#### TASK MATERIAL:
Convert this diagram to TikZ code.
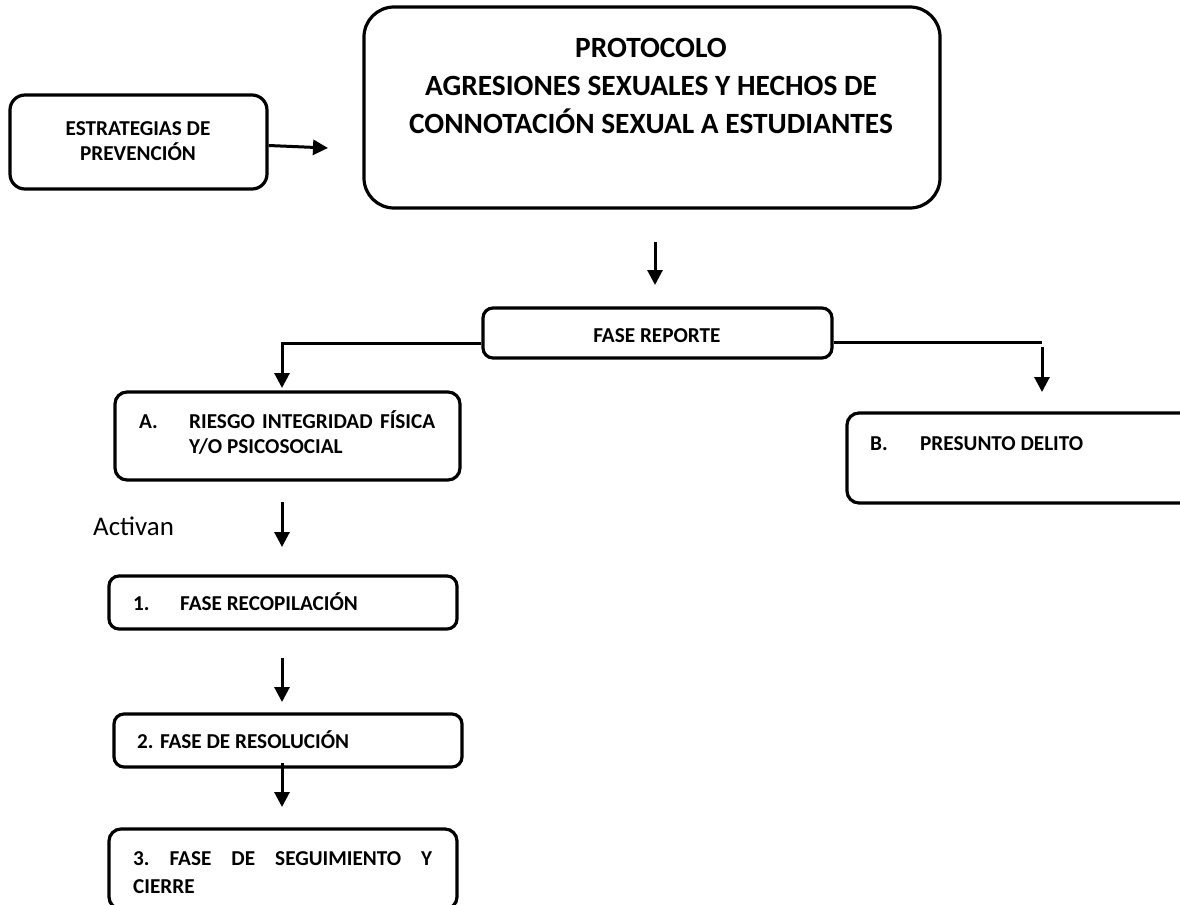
\documentclass[tikz,border=0pt]{standalone}
\usepackage{fontspec}
\setmainfont{Carlito}
\usetikzlibrary{arrows.meta}
\begin{document}
\begin{tikzpicture}[x=1bp,y=-1bp,
  box/.style={draw=black,line width=3.2bp,rectangle,inner sep=0pt},
  txt/.style={inner sep=0pt,font=\fontsize{21.3}{25}\selectfont\bfseries},
  big/.style={inner sep=0pt,font=\fontsize{29.5}{34}\selectfont\bfseries},
  arr/.style={line width=3bp,-{Triangle[length=15bp,width=15bp]}},
  conn/.style={line width=3bp}]
\useasboundingbox (0,0) rectangle (1180,905);
\clip (0,0) rectangle (1180,905);
% boxes
\node[box,rounded corners=15bp,minimum width=257bp,minimum height=94bp] (estr) at (138.5,142) {};
\node[box,rounded corners=30bp,minimum width=576bp,minimum height=201bp] (main) at (652,107.5) {};
\node[box,rounded corners=10bp,minimum width=349bp,minimum height=50bp] (rep) at (657.5,333) {};
\node[box,rounded corners=12bp,minimum width=345bp,minimum height=88bp] (boxA) at (287.5,436) {};
\node[box,rounded corners=12bp,minimum width=348bp,minimum height=90bp] (boxB) at (1021,458) {};
\node[box,rounded corners=10bp,minimum width=348bp,minimum height=53bp] (box1) at (283,602.5) {};
\node[box,rounded corners=10bp,minimum width=348bp,minimum height=53bp] (box2) at (288,740.5) {};
\node[box,rounded corners=12bp,minimum width=348bp,minimum height=80bp] (box3) at (283,869) {};
% texts
\node[txt,anchor=base] (estr1) at (138,135) {ESTRATEGIAS DE};
\node[txt,anchor=base] (estr2) at (138,160) {PREVENCIÓN};
\node[big,anchor=base] (t1) at (651,57) {PROTOCOLO};
\node[big,anchor=base] (t2) at (651,95) {AGRESIONES SEXUALES Y HECHOS DE};
\node[big,anchor=base] (t3) at (651,133) {CONNOTACIÓN SEXUAL A ESTUDIANTES};
\node[txt,anchor=base] (rept) at (657,342) {FASE REPORTE};
\node[txt,anchor=base west] (aA) at (139,428) {A.};
\node[txt,anchor=base west] (aA1) at (189,428) {\makebox[246bp][s]{RIESGO\hfill INTEGRIDAD\hfill FÍSICA}};
\node[txt,anchor=base west] (aA2) at (189,453) {Y/O PSICOSOCIAL};
\node[txt,anchor=base west] (bB) at (870,450) {B.};
\node[txt,anchor=base west] (bB1) at (920,450) {PRESUNTO DELITO};
\node[inner sep=0pt,font=\fontsize{27}{31}\selectfont,anchor=base west] (act) at (93,535) {Activan};
\node[txt,anchor=base west] (n1) at (133,610) {1.};
\node[txt,anchor=base west] (n1t) at (180,610) {FASE RECOPILACIÓN};
\node[txt,anchor=base west] (n2t) at (137,748) {2. FASE DE RESOLUCIÓN};
\node[txt,anchor=base west] (n3a) at (133,865) {\makebox[299bp][s]{3.\hfill FASE\hfill DE\hfill SEGUIMIENTO\hfill Y}};
\node[txt,anchor=base west] (n3b) at (133,893) {CIERRE};
% connector points
\coordinate (pE) at (328,148);
\coordinate (m1) at (655,242);
\coordinate (m2) at (655,285);
\coordinate (lc) at (282,343);
\coordinate (lt) at (282,388);
\coordinate (rc) at (1042,342);
\coordinate (rs) at (1042,347);
\coordinate (rt) at (1042,392);
\coordinate (a1) at (282,502);
\coordinate (a2) at (282,547);
\coordinate (b1) at (282,658);
\coordinate (b2) at (282,702);
\coordinate (c1) at (282,763);
\coordinate (c2) at (282,807);
% connectors
\draw[arr] ([yshift=-3.5bp]estr.east) -- (pE);
\draw[arr] (m1) -- (m2);
\draw[arr] (rep.west |- lc) -- (lc) -- (lt);
\draw[conn] (rep.east |- rc) -- (rc);
\draw[arr] (rs) -- (rt);
\draw[arr] (a1) -- (a2);
\draw[arr] (b1) -- (b2);
\draw[arr] (c1) -- (c2);
\end{tikzpicture}
\end{document}
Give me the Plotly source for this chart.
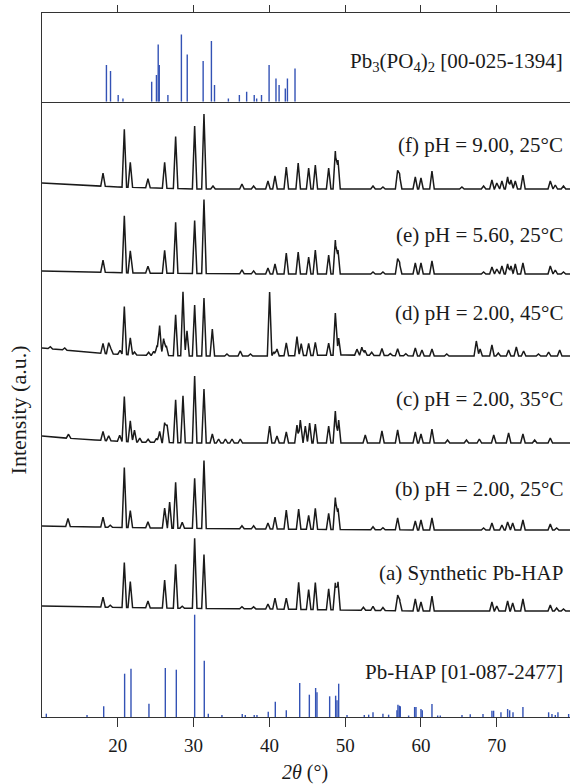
import numpy as np
import plotly.graph_objects as go

# ---------------- data (2theta in degrees, intensities in arbitrary units) ----------------
tick_vals = [20, 30, 40, 50, 60, 70]

# reference pattern Pb3(PO4)2 [00-025-1394]
pb3_pos = [18.50, 19.04, 20.05, 20.68, 24.47, 25.10, 25.33, 25.47, 26.61, 28.39, 29.16, 31.26,
           32.35, 32.76, 34.59, 36.04, 37.00, 38.00, 38.32, 38.96, 39.96, 40.87, 41.28, 42.10,
           42.38, 43.38]
pb3_int = [36.7, 30.7, 6.7, 3.3, 20, 26.7, 57.3, 36.7, 6.7, 67.3, 47.3, 40.7,
           60.7, 16.7, 3.3, 6.7, 10, 6.7, 3.3, 6.7, 36.7, 23.3, 16.7, 13.3,
           23.3, 33.3]

# reference pattern Pb-HAP [01-087-2477]
hap_pos = [10.57, 15.94, 18.14, 20.90, 21.74, 24.11, 26.27, 27.72, 30.14, 31.41, 31.94, 33.74,
           36.42, 36.82, 38.00, 38.36, 39.85, 40.78, 42.23, 44.00, 45.27, 46.10, 46.28, 47.95,
           48.74, 48.92, 49.14, 50.24, 52.52, 53.10, 53.67, 54.98, 55.73, 56.83, 56.96, 57.14,
           57.27, 58.37, 59.16, 59.34, 60.00, 60.17, 61.45, 62.20, 62.55, 65.41, 66.50, 68.18,
           69.36, 69.58, 70.55, 71.43, 71.70, 72.14, 73.45, 76.84, 77.28, 77.72, 78.07, 79.48]
hap_int = [3.3, 2, 10.7, 43.3, 48.3, 13.3, 49, 47.3, 102.3, 56.3, 3.3, 2,
           3, 2, 2, 2, 5.3, 15.3, 6.7, 34, 22.3, 29, 24.7, 20.7,
           21.3, 16.7, 33.3, 2, 2, 2.3, 4.7, 3.3, 2.3, 6.7, 12.3, 11.3,
           10.7, 1.5, 10, 10, 8, 6.7, 13, 1.5, 1.5, 2, 2.7, 3,
           6.3, 6.3, 4.7, 8, 6.7, 4.7, 10, 4.7, 3, 2, 4.7, 3]

# measured patterns: peak positions, peak heights, and background level (offset for stacking)
f_pos = [18.05, 20.86, 21.65, 23.98, 26.18, 27.63, 30.14, 31.37, 32.56, 36.38, 37.92, 39.81,
         40.74, 42.23, 43.80, 45.18, 46.06, 47.82, 48.70, 49.05, 53.67, 54.98, 56.92, 57.18,
         59.25, 60.00, 61.45, 65.40, 68.26, 69.36, 70.00, 70.68, 71.43, 71.87, 72.44, 73.45,
         77.06, 77.72, 78.80]
f_int = [13, 58, 25, 9, 26, 52, 63, 75, 3, 5, 3, 8,
         13, 22, 26, 21, 24, 21, 38, 29, 3, 2, 17, 13,
         12, 11, 18, 2, 3, 9, 6, 8, 12, 9, 8, 14,
         8, 4, 3]
f_bg_x = [10, 15, 20, 30, 40, 60, 80]
f_bg_y = [534, 532, 530, 528, 528, 528, 528]

e_pos = [18.05, 20.86, 21.65, 23.98, 26.18, 27.63, 30.14, 31.37, 36.38, 37.92, 39.81, 40.74,
         42.23, 43.80, 45.18, 46.06, 47.82, 48.70, 49.05, 53.67, 54.98, 56.92, 57.18, 59.25,
         60.00, 61.45, 68.26, 69.36, 70.00, 70.68, 71.43, 71.87, 72.44, 73.45, 77.06, 77.72,
         78.80]
e_int = [12, 57, 22, 7, 23, 51, 53, 74, 4, 3, 6, 10,
         21, 22, 17, 24, 19, 34, 24, 2, 2, 14, 10, 11,
         11, 13, 2, 7, 5, 8, 10, 8, 10, 11, 8, 4,
         2]
e_bg_x = [10, 17, 22, 40, 80]
e_bg_y = [446, 445, 444, 443, 443]

d_pos = [11.10, 13.00, 18.05, 18.80, 19.10, 20.30, 20.86, 21.65, 22.20, 24.07, 24.73, 25.17,
         25.52, 26.05, 26.40, 27.63, 28.60, 29.13, 30.14, 31.37, 32.47, 34.40, 36.16, 37.50,
         40.03, 40.60, 41.00, 42.23, 43.64, 44.20, 45.18, 46.06, 47.82, 48.70, 49.14, 51.55,
         52.20, 52.60, 53.50, 54.85, 55.95, 56.92, 58.00, 59.25, 60.13, 61.45, 63.40, 67.30,
         67.80, 69.36, 70.20, 71.56, 72.58, 73.54, 75.50, 76.84, 78.30]
d_int = [2, 2, 10, 11, 5, 4, 48, 17, 3, 3, 4, 10,
         30, 17, 10, 41, 64, 25, 51, 58, 27, 2, 5, 2,
         64, 4, 7, 13, 19, 12, 12, 13, 12, 42, 17, 6,
         8, 5, 3, 7, 2, 7, 2, 8, 6, 7, 2, 15,
         7, 11, 3, 6, 9, 5, 2, 4, 6]
d_bg_x = [10, 13, 17, 22, 30, 40, 50, 60, 80]
d_bg_y = [369, 367, 364, 362, 361, 361, 362, 361, 361]

c_pos = [13.50, 18.05, 18.80, 20.25, 20.86, 21.65, 22.20, 22.90, 24.00, 25.10, 25.52, 26.18,
         26.50, 27.63, 28.60, 30.14, 31.37, 32.47, 33.30, 34.20, 35.07, 36.16, 40.03, 41.00,
         42.23, 43.64, 44.08, 44.74, 45.31, 46.06, 47.82, 48.70, 49.14, 52.65, 54.85, 56.92,
         59.25, 60.00, 61.45, 63.50, 66.00, 67.70, 69.60, 71.56, 73.45, 75.00, 77.06]
c_int = [4, 9, 5, 6, 45, 21, 12, 4, 3, 4, 11, 20,
         18, 43, 47, 67, 54, 9, 4, 4, 4, 4, 17, 7,
         11, 18, 23, 17, 20, 19, 17, 32, 23, 8, 12, 13,
         11, 9, 14, 3, 3, 4, 8, 10, 9, 3, 5]
c_bg_x = [10, 13, 17, 22, 30, 80]
c_bg_y = [281, 279, 277, 275, 274, 274]

b_pos = [13.43, 18.05, 19.00, 20.86, 21.65, 23.98, 26.18, 26.84, 27.63, 28.50, 30.14, 31.37,
         36.38, 37.92, 39.81, 40.74, 42.23, 43.86, 45.18, 46.06, 47.82, 48.70, 49.05, 53.67,
         54.98, 56.92, 59.25, 60.00, 61.45, 68.26, 69.36, 70.68, 71.43, 72.10, 73.45, 77.06,
         77.90]
b_int = [8, 10, 2, 60, 17, 6, 20, 26, 46, 6, 50, 68,
         3, 3, 6, 12, 19, 20, 14, 21, 16, 32, 21, 3,
         2, 12, 9, 10, 12, 2, 7, 5, 8, 7, 10, 6,
         2]
b_bg_x = [10, 17, 25, 40, 60, 80]
b_bg_y = [191, 190, 189, 188, 187, 187]

a_pos = [18.05, 19.00, 20.86, 21.65, 23.98, 26.18, 27.63, 28.50, 30.14, 31.37, 36.38, 37.92,
         39.81, 40.74, 42.23, 43.86, 45.18, 46.06, 47.82, 48.70, 49.05, 52.40, 53.67, 54.98,
         56.92, 57.20, 59.25, 60.00, 61.45, 69.36, 70.00, 71.43, 72.10, 73.45, 77.06, 77.90,
         78.80]
a_int = [10, 2, 45, 26, 7, 28, 44, 2, 70, 54, 2, 2,
         5, 11, 11, 27, 20, 27, 21, 27, 28, 3, 4, 3,
         15, 10, 12, 9, 15, 9, 5, 10, 8, 12, 6, 3,
         2]
a_bg_x = [10, 17, 25, 40, 60, 80]
a_bg_y = [111, 110, 109, 108, 106, 106]

labels = ["(f) pH = 9.00, 25°C", "(e) pH = 5.60, 25°C", "(d) pH = 2.00, 45°C",
          "(c) pH = 2.00, 35°C", "(b) pH = 2.00, 25°C", "(a) Synthetic Pb-HAP",
          "Pb-HAP [01-087-2477]"]
label_y = [572, 482, 404, 318, 228, 144, 45]
top_label = "Pb<sub>3</sub>(PO<sub>4</sub>)<sub>2</sub> [00-025-1394]"

# ---------------- drawing ----------------
X0, X1 = 10, 79.66
W = 0.3
FONT = "Liberation Serif"
BLUE = "#3352b5"
INK = "#1a1a1a"


def pattern(pos, inten, bgx, bgy):
    verts = set([X0, X1] + list(bgx))
    for p in pos:
        verts.update([p - W, p, p + W])
    xs = np.array(sorted(v for v in verts if X0 <= v <= X1))
    ys = np.interp(xs, bgx, bgy)
    for p, h in zip(pos, inten):
        ys = ys + h * np.clip(1 - np.abs(xs - p) / W, 0, None)
    return xs, ys


def sticks(pos, inten):
    xs, ys = [], []
    for p, h in zip(pos, inten):
        xs += [p, p, None]
        ys += [0, h, None]
    return xs, ys


fig = go.Figure()

for pos, inten, bgx, bgy in [(f_pos, f_int, f_bg_x, f_bg_y), (e_pos, e_int, e_bg_x, e_bg_y),
                             (d_pos, d_int, d_bg_x, d_bg_y), (c_pos, c_int, c_bg_x, c_bg_y),
                             (b_pos, b_int, b_bg_x, b_bg_y), (a_pos, a_int, a_bg_x, a_bg_y)]:
    xs, ys = pattern(pos, inten, bgx, bgy)
    fig.add_trace(go.Scatter(x=xs, y=ys, mode="lines", line=dict(color=INK, width=1.5),
                             xaxis="x", yaxis="y", hoverinfo="skip"))

sx, sy = sticks(hap_pos, hap_int)
fig.add_trace(go.Scatter(x=sx, y=sy, mode="lines", line=dict(color=BLUE, width=1.4),
                         xaxis="x", yaxis="y", connectgaps=False))
tx, ty = sticks(pb3_pos, pb3_int)
fig.add_trace(go.Scatter(x=tx, y=ty, mode="lines", line=dict(color=BLUE, width=1.4),
                         xaxis="x2", yaxis="y2", connectgaps=False))

annotations = []
for t, yv in zip(labels, label_y):
    annotations.append(dict(text=t, x=0.9905, xref="paper", y=yv, yref="y", xanchor="right",
                            yanchor="middle", showarrow=False,
                            font=dict(family=FONT, size=21, color=INK)))
annotations.append(dict(text=top_label, x=0.9905, xref="paper", y=40, yref="y2",
                        xanchor="right", yanchor="middle", showarrow=False,
                        font=dict(family=FONT, size=21, color=INK)))
annotations.append(dict(text="<i>2θ</i> (°)", x=0.498, xref="paper", y=-0.0795, yref="paper",
                        xanchor="center", yanchor="middle", showarrow=False,
                        font=dict(family=FONT, size=20, color=INK)))
annotations.append(dict(text="Intensity (a.u.)", x=-0.0455, xref="paper", y=307.6, yref="y",
                        xanchor="center", yanchor="middle", textangle=-90, showarrow=False,
                        font=dict(family=FONT, size=22, color=INK)))

DOM = 615.3 / 704
axis_common = dict(showgrid=False, zeroline=False, linecolor="#333", linewidth=1.3)
fig.update_layout(
    width=570, height=784,
    margin=dict(l=42, r=0, t=13, b=67),
    paper_bgcolor="white", plot_bgcolor="white",
    showlegend=False,
    xaxis=dict(domain=[0, 1], range=[X0, X1], anchor="y", tickvals=tick_vals,
               ticks="outside", ticklen=9, tickwidth=1.3, tickcolor="#333", showline=True,
               ticklabelstandoff=2,
               tickfont=dict(family=FONT, size=19, color=INK), **axis_common),
    yaxis=dict(domain=[0, DOM], range=[0, 615.3], showline=True, showticklabels=False,
               ticks="", anchor="x", **axis_common),
    xaxis2=dict(domain=[0, 1], range=[X0, X1], anchor="y2", side="top", tickvals=tick_vals,
                ticks="outside", ticklen=7, tickwidth=1.3, tickcolor="#333",
                showticklabels=False, showline=True, mirror=True, **axis_common),
    yaxis2=dict(domain=[DOM, 1], range=[0, 704 - 615.3], showline=True, showticklabels=False,
                ticks="", anchor="x2", **axis_common),
    annotations=annotations,
)

fig.write_html("out.html", config={"displayModeBar": False})

# remove the browser's default page margin so the figure sits at the window's origin
with open("out.html", "r", encoding="utf-8") as fh:
    html = fh.read()
html = html.replace("<head>", "<head><style>html,body{margin:0;padding:0;overflow:hidden}</style>", 1)
with open("out.html", "w", encoding="utf-8") as fh:
    fh.write(html)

#### WHAT IS REQUIRED:
Starting at the line with "Give me the Plotly source for this chart." and ending at the line with "tick_vals = [20, 30, 40, 50, 60, 70]", copy each line exactly, both ends included. Do not copy the pictures.

#### EXERCISE ANSWER:
Give me the Plotly source for this chart.
import numpy as np
import plotly.graph_objects as go

# ---------------- data (2theta in degrees, intensities in arbitrary units) ----------------
tick_vals = [20, 30, 40, 50, 60, 70]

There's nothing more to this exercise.